SCORPIO (Oct. 23-Nov. 21) I’m not a big fan of Disneyland, but that doesn’t mean I can’t borrow its ideas for your use. The coming weeks will be an excellent time for you to identify your own personal versions of Frontierland, Adventureland or Tomorrowland. I’m not talking about places that resemble glitzy theme-parks, but rather wild, thrilling experiences that gently shock your mind into expanding. You’re in a phase of your cycle when you’ll tend to generate good luck by pushing your imagination beyond its usual fantasies.

SAGITTARIUS (Nov. 22-Dec. 21) Beginning in 1951, the U.S. government regularly set off nuclear bombs in the desert northwest of Las Vegas. Most of the 1,021 explosions occurred underground, though for 11 years some were also done in the open air. As far as we know, the detonations ceased in 1992. Also as far as we know, the unusual lifestyles of Las Vegas’s inhabitants are not the result of mutations in their DNA caused by radioactive contamination. Let’s use this scenario as a departure point for you. What dangerous or tempestuous events from your life are now safely confined to the past? Are there any lingering consequences from them? If so, what might you do to heal?

CAPRICORN (Dec. 22-Jan. 19) By the year 2100, some human beings will be married to sophisticated robots. So concludes David Levy, who got a doctorate from a Dutch university for his thesis, “Intimate Relationships with Artificial Partners.” Let’s use his prophecy as a jumping-off point for you. In your fantasies about togetherness, are you harboring any unrealistic desires for robotic perfection? If so, are they interfering with your ability to have satisfying relationships with interesting but flawed people? Take inventory of any tendencies you might have to want artificial partners. Then dissolve those delusions.

AQUARIUS (Jan. 20-Feb. 18) “Dear Rob: After a long stretch of putting up with God’s mean-spirited tricks, I decided I’d had enough. So I fired him. Now I’m going to create a brand-new deity from scratch. Do you have any recommendations for qualities a truly cool divine being might possess? — Awakening Aquarius.” Dear Awakening: One quality your fresh god should have is an appreciation for your originality. You also deserve a deity who likes it when you take your fate into your own hands. That’s all I’ll say. It’s a good time for you to shun other people’s ideas about the divine. Brainstorm about what’s true for you.

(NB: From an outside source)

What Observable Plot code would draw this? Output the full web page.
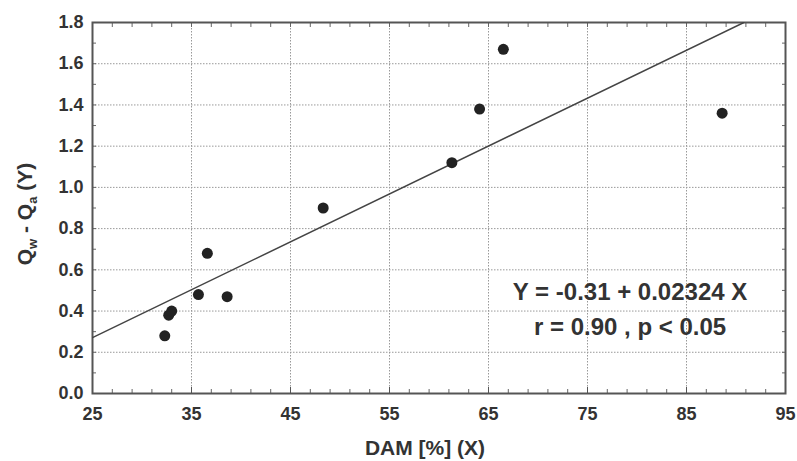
<!DOCTYPE html>
<html>
<head>
<meta charset="utf-8">
<script src="https://cdn.jsdelivr.net/npm/d3@7"></script>
<script src="https://cdn.jsdelivr.net/npm/@observablehq/plot@0.6"></script>
<style>
  html, body { margin: 0; padding: 0; background: #fff; }
  #chart { width: 797px; height: 461px; }
  svg { font-family: "Liberation Sans", Arial, sans-serif; }
</style>
</head>
<body>
<div id="chart"></div>
<script>
const dam = [32.3, 32.7, 33.0, 35.7, 36.6, 38.6, 48.3, 61.3, 64.1, 66.5, 88.6];
const qdiff = [0.28, 0.38, 0.40, 0.48, 0.68, 0.47, 0.90, 1.12, 1.38, 1.67, 1.36];
const xTicks = [25, 35, 45, 55, 65, 75, 85, 95];
const yTicks = [0, 0.2, 0.4, 0.6, 0.8, 1.0, 1.2, 1.4, 1.6, 1.8];
const fitIntercept = -0.31;
const fitSlope = 0.02324;
const eqLines = ["Y = -0.31 + 0.02324 X", "r = 0.90 , p < 0.05"];
const xLabel = "DAM [%] (X)";

const points = dam.map((x, i) => ({x, y: qdiff[i]}));
const xMinor = d3.range(25, 95.001, 2);
const yMinor = d3.range(0, 1.8001, 0.1);
const xEnd = (1.8 - fitIntercept) / fitSlope;
const fitLine = [25, xEnd].map(x => ({x, y: fitIntercept + fitSlope * x}));

const W = 797, H = 461;
const plot = Plot.plot({
  width: W, height: H,
  marginLeft: 92, marginRight: 12, marginTop: 22, marginBottom: 68,
  style: {fontFamily: "'Liberation Sans', Arial, sans-serif", background: "#fff", overflow: "visible"},
  x: {domain: [25, 95], ticks: xTicks, label: null},
  y: {domain: [0, 1.8], ticks: yTicks, label: null},
  marks: [
    Plot.gridX(xTicks, {stroke: "#999", strokeOpacity: 1, strokeDasharray: "1.5,1.5", strokeWidth: 1}),
    Plot.gridY(yTicks, {stroke: "#999", strokeOpacity: 1, strokeDasharray: "1.5,1.5", strokeWidth: 1}),
    // minor inward ticks on all four sides
    Plot.axisX({anchor: "bottom", ticks: xMinor, tickSize: -4, text: null, label: null, stroke: "#666"}),
    Plot.axisX({anchor: "top", ticks: xMinor, tickSize: -4, text: null, label: null, stroke: "#666"}),
    Plot.axisY({anchor: "left", ticks: yMinor, tickSize: -4, text: null, label: null, stroke: "#666"}),
    Plot.axisY({anchor: "right", ticks: yMinor, tickSize: -4, text: null, label: null, stroke: "#666"}),
    // major axes with labels
    Plot.axisX({anchor: "bottom", ticks: xTicks, tickSize: -6, tickPadding: 20, label: null,
      fontSize: 18, fontWeight: "bold", fill: "#333", stroke: "#555"}),
    Plot.axisY({anchor: "left", ticks: yTicks, tickSize: 0, tickPadding: 9, label: null,
      tickFormat: d3.format(".1f"), fontSize: 18, fontWeight: "bold", fill: "#333"}),
    Plot.frame({stroke: "#555", strokeWidth: 2}),
    Plot.line(fitLine, {x: "x", y: "y", stroke: "#444", strokeWidth: 1.5, clip: true}),
    Plot.dot(points, {x: "x", y: "y", r: 5.5, fill: "#222", stroke: "none"}),
    Plot.text(eqLines, {x: 79.3, y: [0.49, 0.32], text: d => d, fontSize: 24, fontWeight: "bold", fill: "#333"})
  ]
});
document.getElementById("chart").appendChild(plot);

const svg = d3.select(plot);
// x axis label
svg.append("text")
  .attr("x", 425).attr("y", 455)
  .attr("text-anchor", "middle")
  .attr("font-size", 21).attr("font-weight", "bold").attr("fill", "#333")
  .text(xLabel);
// y axis label with subscripts
const yl = svg.append("text")
  .attr("transform", "translate(32,214) rotate(-90)")
  .attr("text-anchor", "middle")
  .attr("font-size", 21).attr("font-weight", "bold").attr("fill", "#333");
yl.append("tspan").text("Q");
yl.append("tspan").attr("font-size", 13).attr("dy", 5).text("w");
yl.append("tspan").attr("dy", -5).text(" - Q");
yl.append("tspan").attr("font-size", 13).attr("dy", 5).text("a");
yl.append("tspan").attr("dy", -5).text(" (Y)");
</script>
</body>
</html>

PISCES (Feb. 19-March 20) What are the differences between tacky, meaningless fun and beautiful, constructive fun? What are the distinctions between dumb, trivial pleasure and smart, life-exalting pleasure? I’m hoping that meditation will inspire you to overcome any laziness you might have about cultivating happiness. It’s time for you to attempt this monumental accomplishment, you see. You’re at a potential turning point, a time when you could get in the habit of treating your hero’s journey as if it were an ever-evolving celebration.